Yeri gelmişken kaydetmek isteriz: 1430-1436 numaralarda ve bâhusus 1433 numaralı hadiste gördüğümüz üzere, Resûlullah (aleyhissalâtu vesselâm) taşlamaları, kadın, çocuk, yaşlı gibi "zayıfların"; çoban gibi  "mazeretliler"in  emniyet ve gönül huzuru içinde yapabilmeleri için hususî tedbirler almış, istisnâî  ruhsatlar vaz'etmiştir. Her yıl birçok kazaların vuku bulduğu, ölümlerin hasıl olduğu  bu izdihamlı noktalarda günümüzün şartlarına uygun yeni tedbirlere ihtiyaç vardır.

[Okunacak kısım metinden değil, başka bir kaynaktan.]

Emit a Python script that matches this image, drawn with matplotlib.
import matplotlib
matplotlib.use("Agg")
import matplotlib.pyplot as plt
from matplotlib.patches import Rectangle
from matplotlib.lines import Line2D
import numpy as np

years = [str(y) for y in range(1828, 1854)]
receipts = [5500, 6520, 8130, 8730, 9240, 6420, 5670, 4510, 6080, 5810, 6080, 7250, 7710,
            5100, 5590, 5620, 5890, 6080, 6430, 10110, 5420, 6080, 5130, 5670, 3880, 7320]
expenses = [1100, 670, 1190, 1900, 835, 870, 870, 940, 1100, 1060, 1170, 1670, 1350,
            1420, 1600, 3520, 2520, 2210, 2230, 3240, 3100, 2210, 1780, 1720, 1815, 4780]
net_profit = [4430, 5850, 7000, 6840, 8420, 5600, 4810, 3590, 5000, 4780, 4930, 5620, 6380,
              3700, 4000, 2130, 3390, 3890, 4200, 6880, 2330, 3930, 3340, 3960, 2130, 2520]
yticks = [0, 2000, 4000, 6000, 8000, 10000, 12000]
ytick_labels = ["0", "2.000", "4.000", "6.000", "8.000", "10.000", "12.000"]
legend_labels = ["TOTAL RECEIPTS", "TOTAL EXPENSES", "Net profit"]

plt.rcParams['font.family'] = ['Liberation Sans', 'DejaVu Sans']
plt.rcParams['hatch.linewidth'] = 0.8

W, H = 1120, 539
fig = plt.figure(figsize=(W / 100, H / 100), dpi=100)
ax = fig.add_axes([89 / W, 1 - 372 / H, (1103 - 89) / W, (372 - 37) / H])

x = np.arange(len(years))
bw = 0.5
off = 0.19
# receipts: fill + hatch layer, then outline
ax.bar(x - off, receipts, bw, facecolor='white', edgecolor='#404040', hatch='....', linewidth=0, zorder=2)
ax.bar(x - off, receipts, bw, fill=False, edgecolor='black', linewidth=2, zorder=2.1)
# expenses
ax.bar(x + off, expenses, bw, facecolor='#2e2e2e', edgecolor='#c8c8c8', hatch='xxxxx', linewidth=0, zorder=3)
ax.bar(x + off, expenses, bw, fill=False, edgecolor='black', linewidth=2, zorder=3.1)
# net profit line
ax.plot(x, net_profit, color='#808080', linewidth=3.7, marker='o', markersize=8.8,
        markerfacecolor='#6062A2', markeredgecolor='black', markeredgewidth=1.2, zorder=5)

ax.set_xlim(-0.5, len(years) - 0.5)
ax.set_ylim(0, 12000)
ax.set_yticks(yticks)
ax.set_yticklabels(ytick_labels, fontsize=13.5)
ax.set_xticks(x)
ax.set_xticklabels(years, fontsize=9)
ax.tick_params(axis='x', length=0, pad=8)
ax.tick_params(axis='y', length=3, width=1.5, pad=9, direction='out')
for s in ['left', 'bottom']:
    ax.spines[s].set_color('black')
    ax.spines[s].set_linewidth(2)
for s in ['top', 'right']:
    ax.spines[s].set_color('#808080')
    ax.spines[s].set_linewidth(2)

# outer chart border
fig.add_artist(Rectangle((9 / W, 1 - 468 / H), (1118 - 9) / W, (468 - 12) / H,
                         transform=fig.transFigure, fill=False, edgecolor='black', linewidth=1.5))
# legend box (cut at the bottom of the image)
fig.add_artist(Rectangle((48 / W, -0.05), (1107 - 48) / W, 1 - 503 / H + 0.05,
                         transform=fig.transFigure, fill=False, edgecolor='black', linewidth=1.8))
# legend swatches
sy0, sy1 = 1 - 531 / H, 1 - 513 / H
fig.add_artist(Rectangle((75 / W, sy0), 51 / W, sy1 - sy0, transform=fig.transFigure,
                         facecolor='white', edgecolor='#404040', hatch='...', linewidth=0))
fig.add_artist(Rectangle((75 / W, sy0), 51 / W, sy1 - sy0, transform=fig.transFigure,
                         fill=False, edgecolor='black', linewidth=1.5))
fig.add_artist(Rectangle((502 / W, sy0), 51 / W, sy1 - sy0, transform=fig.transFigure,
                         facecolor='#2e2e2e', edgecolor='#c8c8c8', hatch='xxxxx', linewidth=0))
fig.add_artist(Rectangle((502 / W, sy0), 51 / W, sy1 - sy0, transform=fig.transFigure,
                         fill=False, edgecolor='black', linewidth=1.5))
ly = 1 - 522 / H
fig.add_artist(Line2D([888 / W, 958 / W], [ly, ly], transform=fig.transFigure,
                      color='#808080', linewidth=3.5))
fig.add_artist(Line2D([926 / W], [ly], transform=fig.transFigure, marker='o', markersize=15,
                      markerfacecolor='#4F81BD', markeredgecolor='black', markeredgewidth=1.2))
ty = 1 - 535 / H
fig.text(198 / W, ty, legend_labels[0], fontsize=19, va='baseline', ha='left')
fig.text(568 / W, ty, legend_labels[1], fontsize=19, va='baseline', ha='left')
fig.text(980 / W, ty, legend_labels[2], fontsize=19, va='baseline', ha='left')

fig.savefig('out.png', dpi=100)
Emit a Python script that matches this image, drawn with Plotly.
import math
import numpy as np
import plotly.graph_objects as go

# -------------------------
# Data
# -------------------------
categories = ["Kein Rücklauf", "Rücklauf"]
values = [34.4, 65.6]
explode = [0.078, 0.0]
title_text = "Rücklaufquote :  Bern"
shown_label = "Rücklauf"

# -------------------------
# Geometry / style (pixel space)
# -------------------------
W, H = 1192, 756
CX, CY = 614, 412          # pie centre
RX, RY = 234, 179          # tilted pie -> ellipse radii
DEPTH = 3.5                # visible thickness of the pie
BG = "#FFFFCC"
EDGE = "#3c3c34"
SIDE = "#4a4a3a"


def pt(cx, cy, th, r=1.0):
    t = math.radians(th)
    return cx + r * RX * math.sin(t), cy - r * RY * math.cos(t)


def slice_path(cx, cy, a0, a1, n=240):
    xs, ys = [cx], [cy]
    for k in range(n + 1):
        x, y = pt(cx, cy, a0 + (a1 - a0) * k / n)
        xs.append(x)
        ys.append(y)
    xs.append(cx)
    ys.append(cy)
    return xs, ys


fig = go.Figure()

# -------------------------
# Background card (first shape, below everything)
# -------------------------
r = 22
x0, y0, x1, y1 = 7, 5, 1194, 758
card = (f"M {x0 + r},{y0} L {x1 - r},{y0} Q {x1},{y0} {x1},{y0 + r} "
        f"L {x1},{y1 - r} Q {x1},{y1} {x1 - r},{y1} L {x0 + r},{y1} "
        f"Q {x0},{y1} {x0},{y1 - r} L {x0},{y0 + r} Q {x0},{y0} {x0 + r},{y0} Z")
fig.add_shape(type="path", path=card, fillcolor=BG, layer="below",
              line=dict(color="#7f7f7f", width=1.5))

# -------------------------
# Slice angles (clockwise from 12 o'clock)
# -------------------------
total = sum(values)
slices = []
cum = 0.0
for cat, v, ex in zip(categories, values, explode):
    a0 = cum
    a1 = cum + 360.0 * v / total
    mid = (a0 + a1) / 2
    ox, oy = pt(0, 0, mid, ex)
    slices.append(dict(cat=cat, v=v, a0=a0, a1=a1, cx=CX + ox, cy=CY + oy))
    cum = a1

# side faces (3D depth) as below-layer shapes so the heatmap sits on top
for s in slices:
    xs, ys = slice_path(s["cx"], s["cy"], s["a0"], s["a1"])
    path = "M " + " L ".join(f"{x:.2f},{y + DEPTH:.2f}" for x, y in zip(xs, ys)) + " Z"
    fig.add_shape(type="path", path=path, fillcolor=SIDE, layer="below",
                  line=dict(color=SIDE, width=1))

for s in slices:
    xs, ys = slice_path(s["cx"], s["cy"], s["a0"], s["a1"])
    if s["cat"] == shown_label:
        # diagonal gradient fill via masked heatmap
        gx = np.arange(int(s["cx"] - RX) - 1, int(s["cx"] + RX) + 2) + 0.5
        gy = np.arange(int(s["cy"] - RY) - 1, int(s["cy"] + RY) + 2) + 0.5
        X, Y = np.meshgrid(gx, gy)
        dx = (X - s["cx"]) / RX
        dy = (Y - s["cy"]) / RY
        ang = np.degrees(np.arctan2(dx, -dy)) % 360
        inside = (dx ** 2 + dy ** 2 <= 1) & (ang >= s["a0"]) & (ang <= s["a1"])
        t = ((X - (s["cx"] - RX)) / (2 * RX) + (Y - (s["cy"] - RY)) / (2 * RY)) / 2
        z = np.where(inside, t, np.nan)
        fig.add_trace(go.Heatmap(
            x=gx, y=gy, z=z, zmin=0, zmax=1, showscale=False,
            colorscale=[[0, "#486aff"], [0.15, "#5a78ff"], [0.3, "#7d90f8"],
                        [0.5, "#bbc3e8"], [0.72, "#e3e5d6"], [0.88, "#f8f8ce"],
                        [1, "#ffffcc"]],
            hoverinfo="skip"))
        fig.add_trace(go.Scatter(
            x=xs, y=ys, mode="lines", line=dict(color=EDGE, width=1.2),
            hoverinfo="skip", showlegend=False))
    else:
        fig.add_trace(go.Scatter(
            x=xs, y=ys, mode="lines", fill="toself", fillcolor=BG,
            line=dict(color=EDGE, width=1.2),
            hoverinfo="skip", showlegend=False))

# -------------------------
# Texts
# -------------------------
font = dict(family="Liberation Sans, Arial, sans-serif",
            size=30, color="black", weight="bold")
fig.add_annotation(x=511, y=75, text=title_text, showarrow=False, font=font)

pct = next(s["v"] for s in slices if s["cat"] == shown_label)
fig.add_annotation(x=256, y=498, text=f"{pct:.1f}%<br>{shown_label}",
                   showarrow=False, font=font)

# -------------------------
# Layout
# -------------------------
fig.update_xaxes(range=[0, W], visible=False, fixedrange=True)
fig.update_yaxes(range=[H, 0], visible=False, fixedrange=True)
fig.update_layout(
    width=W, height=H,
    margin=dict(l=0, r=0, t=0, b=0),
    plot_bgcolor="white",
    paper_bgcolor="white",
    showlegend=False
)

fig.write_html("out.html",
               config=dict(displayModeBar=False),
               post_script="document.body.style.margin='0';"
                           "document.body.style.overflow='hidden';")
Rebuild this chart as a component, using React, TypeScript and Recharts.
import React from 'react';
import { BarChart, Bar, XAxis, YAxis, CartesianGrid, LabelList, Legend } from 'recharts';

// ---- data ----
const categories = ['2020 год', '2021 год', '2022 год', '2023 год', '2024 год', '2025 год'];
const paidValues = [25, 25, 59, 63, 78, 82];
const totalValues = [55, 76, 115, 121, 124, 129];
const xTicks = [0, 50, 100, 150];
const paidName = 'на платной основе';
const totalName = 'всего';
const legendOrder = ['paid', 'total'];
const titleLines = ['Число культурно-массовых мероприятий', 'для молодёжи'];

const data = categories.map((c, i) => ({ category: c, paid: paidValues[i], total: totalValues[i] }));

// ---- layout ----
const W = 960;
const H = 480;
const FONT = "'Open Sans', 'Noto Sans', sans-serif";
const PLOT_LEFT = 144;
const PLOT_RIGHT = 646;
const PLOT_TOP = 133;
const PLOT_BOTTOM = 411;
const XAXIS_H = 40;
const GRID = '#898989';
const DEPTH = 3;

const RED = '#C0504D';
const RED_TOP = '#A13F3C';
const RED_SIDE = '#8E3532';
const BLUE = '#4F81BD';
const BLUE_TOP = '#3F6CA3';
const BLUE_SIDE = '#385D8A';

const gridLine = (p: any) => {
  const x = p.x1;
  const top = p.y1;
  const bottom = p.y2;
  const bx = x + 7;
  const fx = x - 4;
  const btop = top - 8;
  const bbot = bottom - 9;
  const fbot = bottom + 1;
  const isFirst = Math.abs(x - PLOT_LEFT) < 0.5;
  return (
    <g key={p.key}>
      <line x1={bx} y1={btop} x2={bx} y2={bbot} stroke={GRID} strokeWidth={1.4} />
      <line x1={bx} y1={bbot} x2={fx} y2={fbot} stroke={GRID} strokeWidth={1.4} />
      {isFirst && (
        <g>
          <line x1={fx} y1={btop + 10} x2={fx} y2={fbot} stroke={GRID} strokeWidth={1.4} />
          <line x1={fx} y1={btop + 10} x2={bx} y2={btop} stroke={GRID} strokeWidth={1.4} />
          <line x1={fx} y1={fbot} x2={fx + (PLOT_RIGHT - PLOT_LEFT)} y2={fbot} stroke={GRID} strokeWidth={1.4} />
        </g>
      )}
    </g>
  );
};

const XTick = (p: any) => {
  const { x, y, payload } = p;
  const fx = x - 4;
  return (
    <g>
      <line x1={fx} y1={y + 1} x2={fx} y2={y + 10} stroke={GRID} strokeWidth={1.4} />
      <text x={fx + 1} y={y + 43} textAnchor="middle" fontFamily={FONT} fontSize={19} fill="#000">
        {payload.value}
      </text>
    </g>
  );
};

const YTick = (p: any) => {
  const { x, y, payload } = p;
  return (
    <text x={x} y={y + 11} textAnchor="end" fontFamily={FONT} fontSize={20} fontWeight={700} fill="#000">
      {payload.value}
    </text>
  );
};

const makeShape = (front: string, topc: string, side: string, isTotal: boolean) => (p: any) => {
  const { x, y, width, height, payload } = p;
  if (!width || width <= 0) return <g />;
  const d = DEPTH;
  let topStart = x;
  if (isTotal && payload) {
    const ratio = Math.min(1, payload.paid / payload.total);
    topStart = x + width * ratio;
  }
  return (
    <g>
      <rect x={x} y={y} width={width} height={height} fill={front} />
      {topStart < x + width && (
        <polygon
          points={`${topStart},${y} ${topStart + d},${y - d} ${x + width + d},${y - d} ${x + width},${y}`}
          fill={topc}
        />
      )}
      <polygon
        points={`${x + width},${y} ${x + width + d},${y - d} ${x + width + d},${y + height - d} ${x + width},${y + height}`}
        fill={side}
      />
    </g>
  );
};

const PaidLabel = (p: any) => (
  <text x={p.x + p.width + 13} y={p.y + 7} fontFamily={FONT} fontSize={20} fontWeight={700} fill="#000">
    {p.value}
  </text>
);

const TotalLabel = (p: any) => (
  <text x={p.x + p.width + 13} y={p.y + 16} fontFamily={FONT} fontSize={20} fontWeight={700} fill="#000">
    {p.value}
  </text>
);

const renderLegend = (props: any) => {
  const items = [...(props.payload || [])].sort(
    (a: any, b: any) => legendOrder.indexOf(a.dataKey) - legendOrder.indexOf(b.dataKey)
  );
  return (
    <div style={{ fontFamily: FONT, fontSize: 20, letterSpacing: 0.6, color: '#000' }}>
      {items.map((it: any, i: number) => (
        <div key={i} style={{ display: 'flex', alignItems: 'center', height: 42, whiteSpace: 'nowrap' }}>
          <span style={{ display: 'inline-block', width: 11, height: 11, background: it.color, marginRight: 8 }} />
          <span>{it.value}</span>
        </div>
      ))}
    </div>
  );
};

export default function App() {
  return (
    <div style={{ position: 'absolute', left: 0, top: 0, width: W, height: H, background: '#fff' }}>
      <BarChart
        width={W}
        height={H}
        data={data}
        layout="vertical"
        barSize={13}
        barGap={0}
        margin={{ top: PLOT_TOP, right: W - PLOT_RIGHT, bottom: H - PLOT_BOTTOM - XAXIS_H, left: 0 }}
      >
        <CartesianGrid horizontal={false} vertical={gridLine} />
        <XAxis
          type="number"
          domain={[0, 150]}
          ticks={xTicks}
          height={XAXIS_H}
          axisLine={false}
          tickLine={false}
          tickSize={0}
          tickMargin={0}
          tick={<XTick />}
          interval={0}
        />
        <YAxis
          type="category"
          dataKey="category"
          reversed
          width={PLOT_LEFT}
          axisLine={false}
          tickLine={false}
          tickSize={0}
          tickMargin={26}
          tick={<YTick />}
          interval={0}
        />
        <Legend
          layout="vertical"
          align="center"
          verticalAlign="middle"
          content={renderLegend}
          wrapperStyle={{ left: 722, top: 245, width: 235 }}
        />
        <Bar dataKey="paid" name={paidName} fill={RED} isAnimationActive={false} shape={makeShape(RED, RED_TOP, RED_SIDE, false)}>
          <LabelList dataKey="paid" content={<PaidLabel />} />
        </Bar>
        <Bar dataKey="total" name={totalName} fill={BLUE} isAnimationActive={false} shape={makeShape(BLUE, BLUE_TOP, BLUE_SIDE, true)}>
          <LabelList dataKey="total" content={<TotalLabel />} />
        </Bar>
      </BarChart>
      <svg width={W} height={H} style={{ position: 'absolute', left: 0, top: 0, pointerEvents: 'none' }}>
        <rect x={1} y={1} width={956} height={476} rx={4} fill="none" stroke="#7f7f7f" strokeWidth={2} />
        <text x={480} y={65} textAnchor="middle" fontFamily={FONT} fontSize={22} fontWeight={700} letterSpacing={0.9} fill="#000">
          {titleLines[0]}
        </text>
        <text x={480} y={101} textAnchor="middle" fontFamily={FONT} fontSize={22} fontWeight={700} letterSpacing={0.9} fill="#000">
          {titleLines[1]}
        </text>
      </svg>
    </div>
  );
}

Sözgelimi, taşlama mahallerine gidiş, hacc teşkilatlarına tanınacak belli bir programa göre yapılarak disiplin altına alınabilir, bu mevzilere giriş ve çıkış istikâmetleri tesbit edilip buna riâyetin  tahakkuku için tedbirler alınabilir vs. [4]


 

[1] İbrahim Canan, Kutub-i Sitte Tercüme ve Şerhi, Akçağ Yayınları:6/19.

[2] İbrahim Canan, Kutub-i Sitte Tercüme ve Şerhi, Akçağ Yayınları:6/19.

[3] İbrahim Canan, Kutub-i Sitte Tercüme ve Şerhi, Akçağ Yayınları:6/19.

[4] İbrahim Canan, Kutub-i Sitte Tercüme ve Şerhi, Akçağ Yayınları:6/20-22.